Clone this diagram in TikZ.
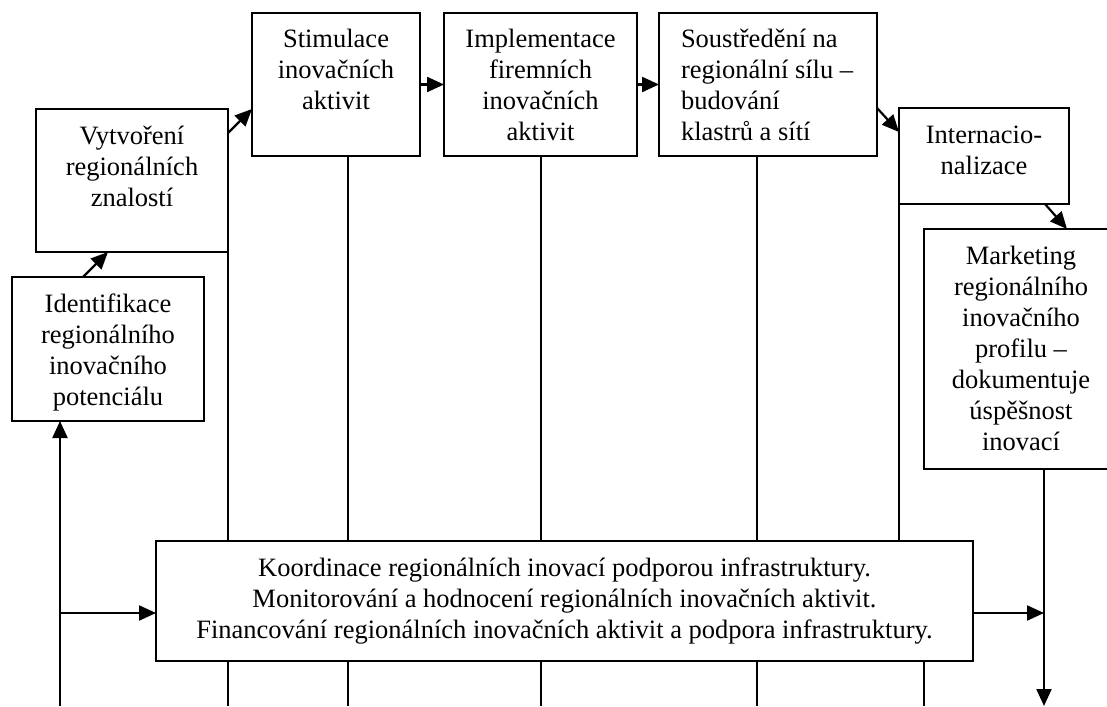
\documentclass[tikz,border=0pt]{standalone}
\usepackage{fontspec}
\setmainfont{Liberation Serif}
\usetikzlibrary{arrows.meta}
\newcommand\topbox[3]{\parbox[c][#2][t]{#1}{\centering\rule{0pt}{35pt}#3}}
\begin{document}
\begin{tikzpicture}[x=1pt,y=-1pt,
  font=\fontsize{26.5pt}{31pt}\selectfont,
  box/.style={draw, line width=2.2pt, fill=white, inner sep=0pt, outer sep=0pt, anchor=north west},
  arr/.style={line width=2.2pt, -{Triangle[length=17pt,width=15pt]}},
  thin/.style={line width=1.6pt}]
\useasboundingbox (0,0) rectangle (1107,706);
\clip (0,0) rectangle (1107,706);
\coordinate (bot) at (0,706);
% boxes
\node[box] (ident) at (12,277) {\topbox{192pt}{144pt}{Identifikace\\regionálního\\inovačního\\potenciálu}};
\node[box] (vytv) at (36,109) {\topbox{192pt}{143pt}{Vytvoření\\regionálních\\znalostí}};
\node[box] (stim) at (252,13) {\topbox{168pt}{143pt}{Stimulace\\inovačních\\aktivit}};
\node[box] (impl) at (444,13) {\topbox{193pt}{143pt}{Implementace\\firemních\\inovačních\\aktivit}};
\node[box] (sous) at (659,13) {\parbox[c][143pt][t]{218pt}{\raggedright\leftskip=22pt\rule{0pt}{35pt}Soustředění na\\regionální sílu –\\budování\\klastrů a sítí}};
\node[box] (inter) at (899,108) {\topbox{170pt}{96pt}{Internacio-\\nalizace}};
\node[box] (mark) at (924,229) {\topbox{194pt}{240pt}{Marketing\\regionálního\\inovačního\\profilu –\\dokumentuje\\úspěšnost\\inovací}};
\node[box, minimum width=817pt, minimum height=120pt, align=center] (koord) at (156,541)
  {Koordinace regionálních inovací podporou infrastruktury.\\
   Monitorování a hodnocení regionálních inovačních aktivit.\\
   Financování regionálních inovačních aktivit a podpora infrastruktury.};
% coordinates
\coordinate (c1) at (60,706);
\coordinate (kw) at ([yshift=-12pt]koord.west);
\coordinate (ke) at ([yshift=-12pt]koord.east);
\coordinate (s2) at ([xshift=96pt]stim.south west);
\coordinate (s3) at ([xshift=97pt]impl.south west);
\coordinate (s4) at ([xshift=98pt]sous.south west);
\coordinate (mb) at ([xshift=120pt]mark.south west);
% flow arrows
\draw[arr] ([xshift=71pt]ident.north west) -- ([xshift=72pt]vytv.south west);
\draw[arr] ([yshift=-24pt]vytv.north east) -- ([yshift=-96pt]stim.north west);
\draw[arr] (stim.east) -- (impl.west);
\draw[arr] (impl.east) -- (sous.west);
\draw[arr] ([yshift=-95pt]sous.north east) -- ([yshift=-24pt]inter.north west);
\draw[arr] ([xshift=-24pt]inter.south east) -- ([xshift=143pt]mark.north west);
% left feedback
\draw[arr] (c1) -- (c1 |- ident.south);
\draw[arr] (c1 |- kw) -- (kw);
% right
\draw[arr] (ke) -- (mb |- ke);
\draw[arr] (mb) -- (mb |- bot);
% verticals
\draw[thin] (vytv.south east) -- (vytv.south east |- koord.north);
\draw[thin] (vytv.south east |- koord.south) -- (vytv.south east |- bot);
\draw[thin] (s2) -- (s2 |- koord.north);
\draw[thin] (s2 |- koord.south) -- (s2 |- bot);
\draw[thin] (s3) -- (s3 |- koord.north);
\draw[thin] (s3 |- koord.south) -- (s3 |- bot);
\draw[thin] (s4) -- (s4 |- koord.north);
\draw[thin] (s4 |- koord.south) -- (s4 |- bot);
\draw[thin] (inter.south west) -- (inter.south west |- koord.north);
\draw[thin] (mark.south west |- koord.south) -- (mark.south west |- bot);
\end{tikzpicture}
\end{document}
|---|
> **TASK DIRECTIONS**
Restate the entire listing word for word, excluding pictures.

> **TASK RESULT**
Clone this diagram in TikZ.
\documentclass[tikz,border=0pt]{standalone}
\usepackage{fontspec}
\setmainfont{Liberation Serif}
\usetikzlibrary{arrows.meta}
\newcommand\topbox[3]{\parbox[c][#2][t]{#1}{\centering\rule{0pt}{35pt}#3}}
\begin{document}
\begin{tikzpicture}[x=1pt,y=-1pt,
  font=\fontsize{26.5pt}{31pt}\selectfont,
  box/.style={draw, line width=2.2pt, fill=white, inner sep=0pt, outer sep=0pt, anchor=north west},
  arr/.style={line width=2.2pt, -{Triangle[length=17pt,width=15pt]}},
  thin/.style={line width=1.6pt}]
\useasboundingbox (0,0) rectangle (1107,706);
\clip (0,0) rectangle (1107,706);
\coordinate (bot) at (0,706);
% boxes
\node[box] (ident) at (12,277) {\topbox{192pt}{144pt}{Identifikace\\regionálního\\inovačního\\potenciálu}};
\node[box] (vytv) at (36,109) {\topbox{192pt}{143pt}{Vytvoření\\regionálních\\znalostí}};
\node[box] (stim) at (252,13) {\topbox{168pt}{143pt}{Stimulace\\inovačních\\aktivit}};
\node[box] (impl) at (444,13) {\topbox{193pt}{143pt}{Implementace\\firemních\\inovačních\\aktivit}};
\node[box] (sous) at (659,13) {\parbox[c][143pt][t]{218pt}{\raggedright\leftskip=22pt\rule{0pt}{35pt}Soustředění na\\regionální sílu –\\budování\\klastrů a sítí}};
\node[box] (inter) at (899,108) {\topbox{170pt}{96pt}{Internacio-\\nalizace}};
\node[box] (mark) at (924,229) {\topbox{194pt}{240pt}{Marketing\\regionálního\\inovačního\\profilu –\\dokumentuje\\úspěšnost\\inovací}};
\node[box, minimum width=817pt, minimum height=120pt, align=center] (koord) at (156,541)
  {Koordinace regionálních inovací podporou infrastruktury.\\
   Monitorování a hodnocení regionálních inovačních aktivit.\\
   Financování regionálních inovačních aktivit a podpora infrastruktury.};
% coordinates
\coordinate (c1) at (60,706);
\coordinate (kw) at ([yshift=-12pt]koord.west);
\coordinate (ke) at ([yshift=-12pt]koord.east);
\coordinate (s2) at ([xshift=96pt]stim.south west);
\coordinate (s3) at ([xshift=97pt]impl.south west);
\coordinate (s4) at ([xshift=98pt]sous.south west);
\coordinate (mb) at ([xshift=120pt]mark.south west);
% flow arrows
\draw[arr] ([xshift=71pt]ident.north west) -- ([xshift=72pt]vytv.south west);
\draw[arr] ([yshift=-24pt]vytv.north east) -- ([yshift=-96pt]stim.north west);
\draw[arr] (stim.east) -- (impl.west);
\draw[arr] (impl.east) -- (sous.west);
\draw[arr] ([yshift=-95pt]sous.north east) -- ([yshift=-24pt]inter.north west);
\draw[arr] ([xshift=-24pt]inter.south east) -- ([xshift=143pt]mark.north west);
% left feedback
\draw[arr] (c1) -- (c1 |- ident.south);
\draw[arr] (c1 |- kw) -- (kw);
% right
\draw[arr] (ke) -- (mb |- ke);
\draw[arr] (mb) -- (mb |- bot);
% verticals
\draw[thin] (vytv.south east) -- (vytv.south east |- koord.north);
\draw[thin] (vytv.south east |- koord.south) -- (vytv.south east |- bot);
\draw[thin] (s2) -- (s2 |- koord.north);
\draw[thin] (s2 |- koord.south) -- (s2 |- bot);
\draw[thin] (s3) -- (s3 |- koord.north);
\draw[thin] (s3 |- koord.south) -- (s3 |- bot);
\draw[thin] (s4) -- (s4 |- koord.north);
\draw[thin] (s4 |- koord.south) -- (s4 |- bot);
\draw[thin] (inter.south west) -- (inter.south west |- koord.north);
\draw[thin] (mark.south west |- koord.south) -- (mark.south west |- bot);
\end{tikzpicture}
\end{document}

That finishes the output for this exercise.